5 tips to build community

  1. Get away from the office.
  2. Take time in meetings to talk about personal things, even if for a few minutes.
  3. Have inside jokes. If they don’t exist, create them.
  4. Create recurring opportunities for people to air grievances and get on the same page. And DO NOT let this become a “checklist” item. It must be meaningful or it’s not worth the effort.
  5. Individual success is team success. Individual failure is team failure. If it ever gets to “well, at least it wasn’t MY project that tanked,” then you’re in trouble. Because when your focus area is in need, the rest of the team will be able to reply, “well, at least it isn’t MY job…”

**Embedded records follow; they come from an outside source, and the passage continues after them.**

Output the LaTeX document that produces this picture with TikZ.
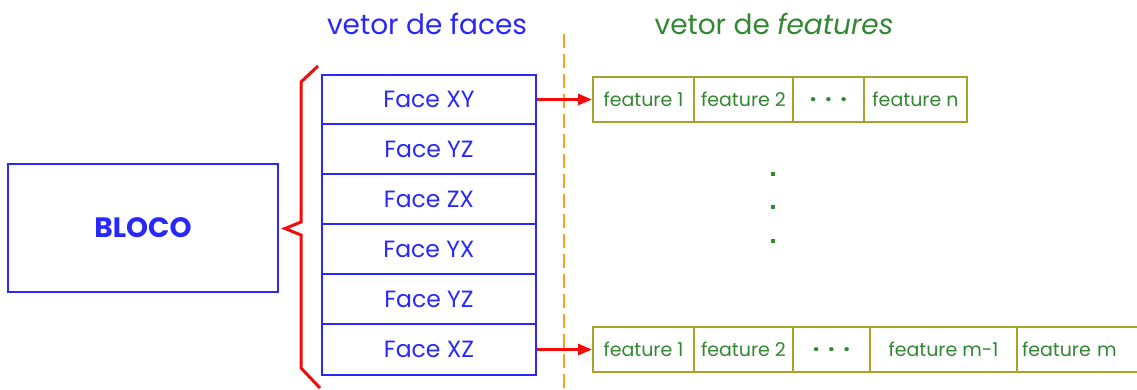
\documentclass[tikz,border=0pt]{standalone}
\usepackage{fontspec}
\setmainfont{Poppins}
\usetikzlibrary{arrows.meta}
\definecolor{fblue}{RGB}{40,40,250}
\definecolor{fgreen}{RGB}{50,135,50}
\definecolor{folive}{RGB}{165,165,40}
\definecolor{forange}{RGB}{250,160,30}
\definecolor{fred}{RGB}{245,10,10}
\newcommand{\threedots}{{\bfseries\fontsize{22}{24}\selectfont .\hspace{9pt}.\hspace{9pt}.}}
\tikzset{
  facebox/.style={draw=fblue, line width=2pt, text=fblue, minimum width=214pt, inner sep=0pt, font=\fontsize{23.5}{26}\selectfont},
  featbox/.style={draw=folive, line width=2pt, text=fgreen, minimum height=45pt, inner sep=0pt, font=\fontsize{19}{22}\selectfont},
  featarrow/.style={draw=fred, line width=3pt, -{Triangle[length=14pt,width=11pt]}},
  vdot/.style={fill=fgreen, minimum size=4pt, inner sep=0pt},
  title/.style={font=\fontsize{28}{32}\selectfont},
}
\begin{document}
\begin{tikzpicture}[x=1pt,y=-1pt]
\useasboundingbox (0,0) rectangle (1137,389);
\clip (0,0) rectangle (1137,389);
% titles
\node[title, text=fblue] (t1) at (427,24) {vetor de faces};
\node[title, text=fgreen] (t2) at (774,24) {vetor de \textit{features}};
% dashed separator
\coordinate (dtop) at (564,34);
\coordinate (dbot) at (564,392);
\draw[forange, line width=1.6pt, dash pattern=on 14pt off 6pt] (dtop) -- (dbot);
% bloco
\node[draw=fblue, line width=2pt, minimum width=270pt, minimum height=128pt, text=fblue, font=\fontsize{28}{32}\selectfont\bfseries] (bloco) at (143,227.5) {BLOCO};
% faces
\node[facebox, minimum height=49pt] (f1) at (429,99.5) {Face XY};
\node[facebox, minimum height=50pt] (f2) at (429,149) {Face YZ};
\node[facebox, minimum height=50pt] (f3) at (429,199) {Face ZX};
\node[facebox, minimum height=50pt] (f4) at (429,249) {Face YX};
\node[facebox, minimum height=50pt] (f5) at (429,299) {Face YZ};
\node[facebox, minimum height=51pt] (f6) at (429,349.5) {Face XZ};
% brace
\draw[fred, line width=3pt, line join=miter] (318,66) -- (301,82) -- (301,222) -- (285,228.5) -- (301,235) -- (301,368) -- (320,388);
% feature row 1
\node[featbox, minimum width=101pt] (a1) at (643.5,99.5) {feature 1};
\node[featbox, minimum width=99pt] (a2) at (743.5,99.5) {feature 2};
\node[featbox, minimum width=71pt] (a3) at (828.5,99.5) {\threedots};
\node[featbox, minimum width=103pt] (a4) at (915.5,99.5) {feature n};
% feature row 2
\node[featbox, minimum width=101pt] (b1) at (643.5,349.5) {feature 1};
\node[featbox, minimum width=99pt] (b2) at (743.5,349.5) {feature 2};
\node[featbox, minimum width=77pt] (b3) at (831.5,349.5) {\threedots};
\node[featbox, minimum width=147pt] (b4) at (943.5,349.5) {feature m-1};
\node[featbox, minimum width=140pt, text width=130pt, align=left] (b5) at (1087,349.5) {feature m};
% arrows
\draw[featarrow] (f1.east) -- (a1.west);
\draw[featarrow] (f6.east) -- (b1.west);
% vertical dots
\node[vdot] (d1) at (773,174) {};
\node[vdot] (d2) at (773,207) {};
\node[vdot] (d3) at (773,241) {};
\end{tikzpicture}
\end{document}
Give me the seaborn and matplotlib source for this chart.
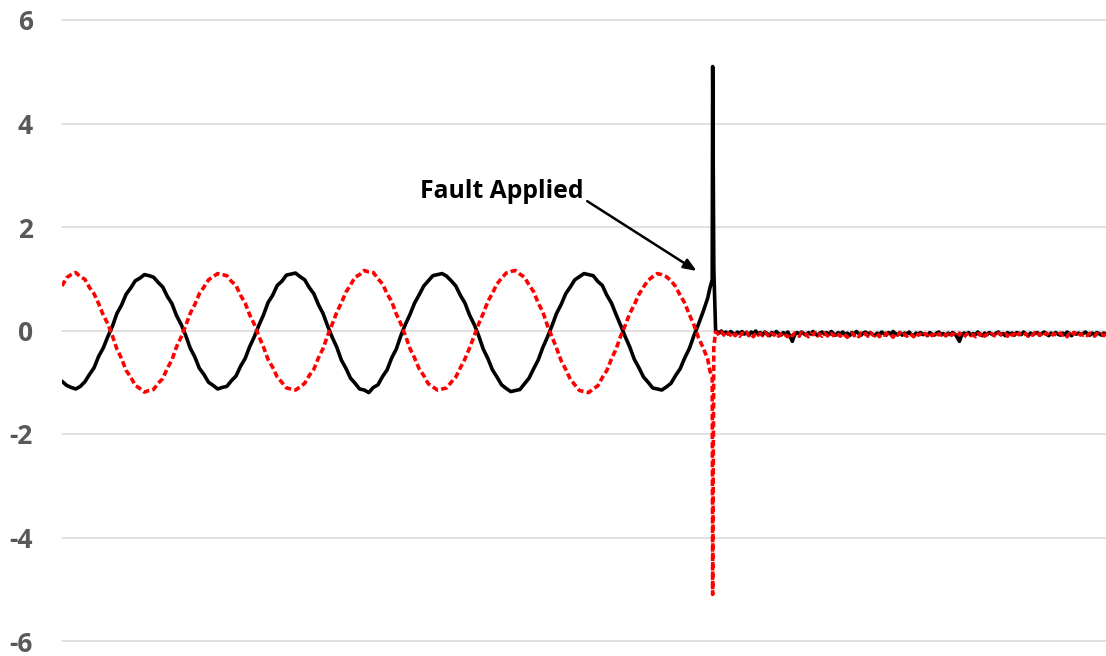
import numpy as np
import pandas as pd
import seaborn as sns
import matplotlib.pyplot as plt

# ---- waveform samples (sample index on x, per-unit current on y) ----
sample_pre = np.arange(0, 142)
sample_fault = [141.5, 142.0, 142.1, 142.35, 142.75]
sample_post = np.arange(143, 228.5, 0.5)

black_pre = [
    -0.98, -1.06, -1.10, -1.13, -1.08, -0.99, -0.85, -0.72, -0.50, -0.34, -0.12,
    0.08, 0.33, 0.49, 0.70, 0.82, 0.96, 1.01, 1.08, 1.06, 1.03, 0.93, 0.84, 0.66, 0.52, 0.29, 0.12,
    -0.09, -0.34, -0.51, -0.73, -0.85, -1.00, -1.06, -1.13, -1.10, -1.08, -0.97, -0.88, -0.69, -0.54, -0.31, -0.12,
    0.10, 0.30, 0.54, 0.68, 0.87, 0.95, 1.07, 1.09, 1.11, 1.04, 0.98, 0.83, 0.71, 0.50, 0.33, 0.09,
    -0.13, -0.32, -0.57, -0.73, -0.92, -1.02, -1.13, -1.15, -1.20, -1.10, -1.05, -0.89, -0.76, -0.53, -0.36, -0.10,
    0.12, 0.31, 0.53, 0.69, 0.86, 0.96, 1.06, 1.08, 1.10, 1.05, 0.96, 0.86, 0.68, 0.53, 0.30, 0.12,
    -0.10, -0.36, -0.54, -0.76, -0.90, -1.05, -1.12, -1.18, -1.16, -1.14, -1.03, -0.92, -0.74, -0.57, -0.33, -0.13,
    0.09, 0.33, 0.50, 0.71, 0.84, 0.98, 1.04, 1.10, 1.08, 1.06, 0.95, 0.87, 0.68, 0.53, 0.31, 0.10,
    -0.12, -0.32, -0.56, -0.72, -0.90, -1.00, -1.11, -1.13, -1.15, -1.09, -1.02, -0.87, -0.74, -0.53, -0.35, -0.10,
    0.12, 0.36, 0.62,
]
black_fault = [0.82, 0.98, 5.10, 1.20, -0.03]
black_post = [
    -0.02, -0.05, -0.01, -0.06, -0.03, -0.07, -0.02, -0.05, -0.08, -0.03,
    -0.06, -0.02, -0.07, -0.04, -0.09, -0.03, -0.06, -0.01, -0.07, -0.04,
    -0.08, -0.03, -0.06, -0.10, -0.04, -0.07, -0.02, -0.06, -0.09, -0.04,
    -0.07, -0.03, -0.11, -0.21, -0.08, -0.04, -0.07, -0.03, -0.06, -0.09,
    -0.04, -0.07, -0.02, -0.06, -0.10, -0.05, -0.03, -0.07, -0.04, -0.08,
    -0.02, -0.06, -0.09, -0.04, -0.07, -0.03, -0.08, -0.05, -0.10, -0.04,
    -0.07, -0.02, -0.06, -0.09, -0.05, -0.03, -0.08, -0.04, -0.07, -0.10,
    -0.05, -0.08, -0.03, -0.06, -0.09, -0.04, -0.07, -0.02, -0.06, -0.08,
    -0.04, -0.09, -0.05, -0.07, -0.03, -0.08, -0.10, -0.05, -0.07, -0.04,
    -0.08, -0.06, -0.10, -0.04, -0.07, -0.09, -0.05, -0.03, -0.08, -0.06,
    -0.10, -0.05, -0.08, -0.04, -0.07, -0.13, -0.21, -0.08, -0.05, -0.07,
    -0.04, -0.09, -0.06, -0.08, -0.03, -0.07, -0.10, -0.05, -0.08, -0.04,
    -0.07, -0.09, -0.05, -0.03, -0.08, -0.06, -0.10, -0.04, -0.07, -0.05,
    -0.09, -0.04, -0.06, -0.08, -0.03, -0.07, -0.10, -0.05, -0.08, -0.06,
    -0.04, -0.09, -0.06, -0.03, -0.07, -0.10, -0.05, -0.08, -0.04, -0.07,
    -0.09, -0.05, -0.08, -0.03, -0.06, -0.10, -0.04, -0.07, -0.05, -0.08,
    -0.06, -0.03, -0.07, -0.09, -0.05, -0.08, -0.04, -0.06, -0.09, -0.05,
    -0.07,
]

red_pre = [
    0.86, 1.02, 1.08, 1.12, 1.04, 0.99, 0.83, 0.71, 0.52, 0.30, 0.13,
    -0.10, -0.36, -0.54, -0.77, -0.90, -1.06, -1.12, -1.19, -1.16, -1.14, -1.02, -0.93, -0.73, -0.57, -0.32, -0.13,
    0.09, 0.33, 0.50, 0.71, 0.84, 0.98, 1.04, 1.10, 1.08, 1.06, 0.95, 0.87, 0.68, 0.53, 0.30, 0.12,
    -0.11, -0.32, -0.56, -0.71, -0.90, -1.00, -1.11, -1.13, -1.15, -1.09, -1.02, -0.87, -0.75, -0.53, -0.35, -0.10,
    0.12, 0.35, 0.53, 0.74, 0.88, 1.03, 1.08, 1.16, 1.13, 1.12, 1.00, 0.90, 0.71, 0.56, 0.32, 0.13,
    -0.10, -0.35, -0.53, -0.74, -0.87, -1.03, -1.09, -1.15, -1.13, -1.11, -1.00, -0.90, -0.72, -0.55, -0.34, -0.11,
    0.13, 0.33, 0.56, 0.72, 0.90, 1.01, 1.11, 1.14, 1.16, 1.09, 1.03, 0.88, 0.75, 0.53, 0.36, 0.10,
    -0.12, -0.34, -0.58, -0.75, -0.94, -1.05, -1.16, -1.18, -1.20, -1.13, -1.07, -0.91, -0.77, -0.55, -0.36, -0.11,
    0.10, 0.33, 0.50, 0.70, 0.84, 0.97, 1.04, 1.10, 1.08, 1.04, 0.96, 0.85, 0.68, 0.53, 0.31, 0.11,
    -0.14, -0.33, -0.55,
]
red_fault = [-0.78, -0.90, -5.10, -0.30, -0.03]
red_post = [
    -0.04, -0.09, -0.03, -0.08, -0.12, -0.05, -0.09, -0.04, -0.10, -0.06,
    -0.11, -0.05, -0.08, -0.03, -0.10, -0.07, -0.12, -0.05, -0.09, -0.06,
    -0.10, -0.04, -0.08, -0.12, -0.06, -0.09, -0.05, -0.11, -0.07, -0.04,
    -0.09, -0.12, -0.06, -0.10, -0.05, -0.08, -0.11, -0.04, -0.09, -0.07,
    -0.12, -0.06, -0.08, -0.04, -0.10, -0.07, -0.11, -0.05, -0.09, -0.12,
    -0.06, -0.10, -0.04, -0.08, -0.11, -0.06, -0.09, -0.13, -0.07, -0.05,
    -0.10, -0.07, -0.12, -0.05, -0.09, -0.06, -0.11, -0.04, -0.08, -0.10,
    -0.06, -0.12, -0.07, -0.09, -0.05, -0.10, -0.08, -0.13, -0.06, -0.09,
    -0.04, -0.10, -0.07, -0.11, -0.06, -0.08, -0.12, -0.05, -0.09, -0.07,
    -0.11, -0.06, -0.09, -0.04, -0.10, -0.08, -0.12, -0.06, -0.09, -0.05,
    -0.10, -0.07, -0.12, -0.06, -0.08, -0.11, -0.05, -0.09, -0.13, -0.07,
    -0.05, -0.10, -0.08, -0.12, -0.06, -0.09, -0.04, -0.11, -0.07, -0.10,
    -0.06, -0.09, -0.12, -0.05, -0.08, -0.10, -0.06, -0.11, -0.04, -0.09,
    -0.07, -0.12, -0.05, -0.10, -0.08, -0.06, -0.11, -0.07, -0.09, -0.04,
    -0.10, -0.06, -0.12, -0.08, -0.05, -0.09, -0.11, -0.06, -0.08, -0.10,
    -0.05, -0.09, -0.07, -0.12, -0.06, -0.10, -0.04, -0.08, -0.11, -0.06,
    -0.09, -0.07, -0.10, -0.05, -0.08, -0.11, -0.06, -0.09, -0.07, -0.10,
    -0.06,
]

y_ticks = [-6, -4, -2, 0, 2, 4, 6]
y_tick_labels = ["-6", "-4", "-2", "0", "2", "4", "6"]
annotation_text = "Fault Applied"

# ---- assemble long-form table ----
samples = np.concatenate([sample_pre, sample_fault, sample_post])
df = pd.concat([
    pd.DataFrame({"sample": samples,
                  "value": black_pre + black_fault + black_post,
                  "trace": "solid"}),
    pd.DataFrame({"sample": samples,
                  "value": red_pre + red_fault + red_post,
                  "trace": "dashed"}),
], ignore_index=True)

sns.set_theme(style="white")
plt.rcParams["font.family"] = ["Open Sans", "DejaVu Sans"]

fig = plt.figure(figsize=(11.06, 6.56), dpi=100)
ax = fig.add_axes([62 / 1106, 15 / 656, 1044 / 1106, 621 / 656])

sns.lineplot(
    data=df, x="sample", y="value",
    hue="trace", style="trace",
    hue_order=["solid", "dashed"], style_order=["solid", "dashed"],
    palette={"solid": "black", "dashed": "#ff0000"},
    dashes={"solid": "", "dashed": (1.7, 0.9)},
    estimator=None, sort=False, legend=False,
    linewidth=2.6, ax=ax,
)

ax.set_xlim(samples.min(), samples.max())
ax.set_ylim(-6, 6)
ax.set_xticks([])
ax.set_yticks(y_ticks)
ax.set_yticklabels(y_tick_labels, fontsize=19, fontweight="bold", color="#595959")
ax.tick_params(axis="y", length=0, pad=21)
ax.set_xlabel("")
ax.set_ylabel("")
ax.yaxis.grid(True, color="#d9d9d9", linewidth=1.1)
ax.xaxis.grid(False)
ax.set_axisbelow(True)
for gl in ax.get_ygridlines():
    gl.set_clip_on(False)
for spine in ax.spines.values():
    spine.set_visible(False)

# annotation marking the fault instant
ax.text(78.2, 2.56, annotation_text, ha="left", va="baseline",
        fontsize=17.8, fontweight="bold", color="black")
ax.annotate("", xy=(138.6, 1.15), xytext=(114.7, 2.50),
            arrowprops=dict(arrowstyle="-|>,head_length=0.55,head_width=0.22",
                            mutation_scale=14, color="black", lw=1.8,
                            shrinkA=0, shrinkB=0))

fig.savefig("out.png", dpi=100)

Teams don’t become great by accident or just by being lucky. Consider which of the methods you could use to inject some community into your team, then make it happen.

For more info and team-related goodness, check out The Orange Revolution book review.

3 thoughts on “The Biggest Killer of Teams Is…

  1. Trevor

    Great advice here, Ben. I think you could add “Trust” to your list. Without trust, a community cannot be built inside of an organization.

    Happy holidays Ben!!

  2. Emily

    Can you give me any ideas on how to present to a new team and a new manager some of your very good ideas for Building Team Community. We have zero to very contact with other members in the team. They have documented high turn over, and I don’t want to be the next one. Thank you for your time.

  3. James Lawther

    Like the tips

    But I’d like to add a thought, community is important but purpose is key. Has the team got a common purpose and aim?

    Without that then your team just becomes a social event.